Зря, что ли, Иванов, как пришёл в тюрьму работать, так купил нашармака машину. И лоснится теперь так, что на себя стал не похож.
Наседка
В иных случаях, как говорят, бабушка надвое сказала, но тут сомнений не было, в тюрьме об этом знали все. В прогулочных двориках чуть не на каждом шагу стены были испещрены надписями: «Гунтис Бутка – подсадная утка».
Складно выходило.
Бутка – это самая что ни на есть фамилия. Родом он из небольшого городка Кулдиги, а от роду – лет тридцати пяти. Чахоточный и долговязый. Лицо тёмное, как у араба, по виду и не скажешь, что латыш. Но от горя почернел или от злобы на весь мир – не знаю, врать не буду.
Бутку посадили под меня. Он должен был докладывать о каждом моём слове. Для этого на утреннем обходе он записывался на приём к врачу. Другие по неделям не могли попасть, а Бутку что ни день вызывали.
Я прикидывался простачком и делал вид, что ничего не понимаю, верю Гунтису во всём. Он еле сдерживал ухмылку, чтобы не выдать себя с головой.
Зрачки у него были расплющены. Казалось, он смотрел внутрь себя и не тонул: душа была мелководной. Вброд перейти можно. По щиколотку будет, и то вряд ли.
Передач от близких Гунтис никогда не получал. Родные на него давно рукой махнули. В маломестной камере мне одному носили регулярно. Я делился. Бутка каждый день от пуза ел мой хлеб и каждый день закладывал меня. Я думал про себя: «Чтоб ты подавился!» – и терпел.
Так мы и жили.
Братка
Братка по национальности цыган. Ростом невысокий, лицо будто закоптили, глаза шустрые, живые, а голос низкий и нахрапистый, так и кажется, что Братка перейдёт на крик.

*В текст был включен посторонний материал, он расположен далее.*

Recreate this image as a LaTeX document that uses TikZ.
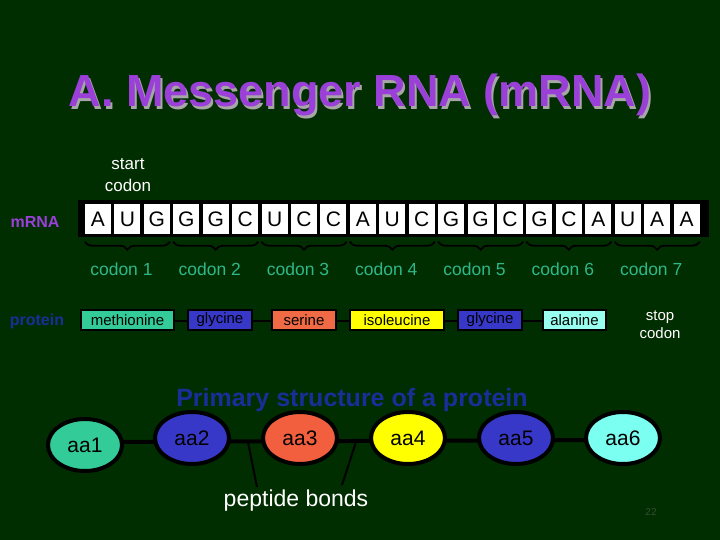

Братка вечно в поиске: он ищет, кого можно околпачить, у кого что выдурить, и палец в рот цыгану не клади.
Братка любит вспоминать, как сидел с Альфредом Рубиксом, бывшим лидером латвийских коммунистов. Где только разговор за Рубикса зайдёт, Братка тут как тут.
«Мы с Петровичем вместе сидели. Рубикс в угловой хате был, номера не помню, там была четырёхместка, но он сидел один, а мы были напротив, через продол, точно в такой хате, только вшестером.
Это было в 1994 году, зима ещё была. Рубикс нам газеты подгонял через баландеров. Мы их брали для сортира. Кто их, на хрен, читать будет? Мы тогда каждый день бухие были. Пьяный угар на тюрьме стоял. Спирту море было. Спиться можно было. Я на свободе так не пил. Весело жили. В гости друг к другу ходили.
Четвёртый корпус весь был в дырках, в каждой хате «кобура» была, даже к смертникам пробили, но их перевели.
Хотели к Рубиксу долбить, кричим: «Держись, Петрович! Мы к тебе зайдём через чердак!» Он испугался и кричит: «Не надо! Не делайте этого!» Мы не стали. Спросили денег у него. Он нам вечером, по ужину, через баландера подогнал. Потом ещё хотели к нему лезть, он опять от нас откупился, а больше мы наглеть не стали. Он мастюху всё-таки держал, и многие его уважали. Только плохо, что он красный, как пожарная машина, ха-ха-ха…»
Любой свой монолог заканчивает Братка смехом.
А Рижская тюрьма тогда на самом деле была проходным двором. Зэки умудрялись даже забредать на пищеблок и угрозами сварить живьём нагоняли жуть на поваров.
Про любовь
Ночью снился эротический сон – обычное для тюрьмы дело. Снилась женщина, незнакомая, но очень желанная. Наверно, это был собирательный образ, эталон, идеал, женщина моей мечты. Что тут добавить?
Я целовал её плечи и грудь, целовал волосы и шею, целовал глаза и брови. Как томимый жаждой путник припадает в знойный день к воде, так я, должно быть, взалкал губы. Я целовал их ненасытно, жадно, с упоением.
Потом мы слились воедино, стали одной плотью, и я хорошо чувствовал каждую клеточку женского тела. Я был заворожён им, не иначе. Затаив дыхание, я погружался в глубину и едва только вошёл, то сразу, как на грех, и растворился – без остатка, целиком… И будто заново родился.
Молодец был всё-таки Адам. И правильно он сделал, что оставил ради Евы рай. Ничего-то он не потерял, ничегошеньки. Я мысленно благодарил Бога за то, что Он создал для человека женщину; и впрямь, должно быть, из ребра мужского сотворил: ладно всё да чудно получилось.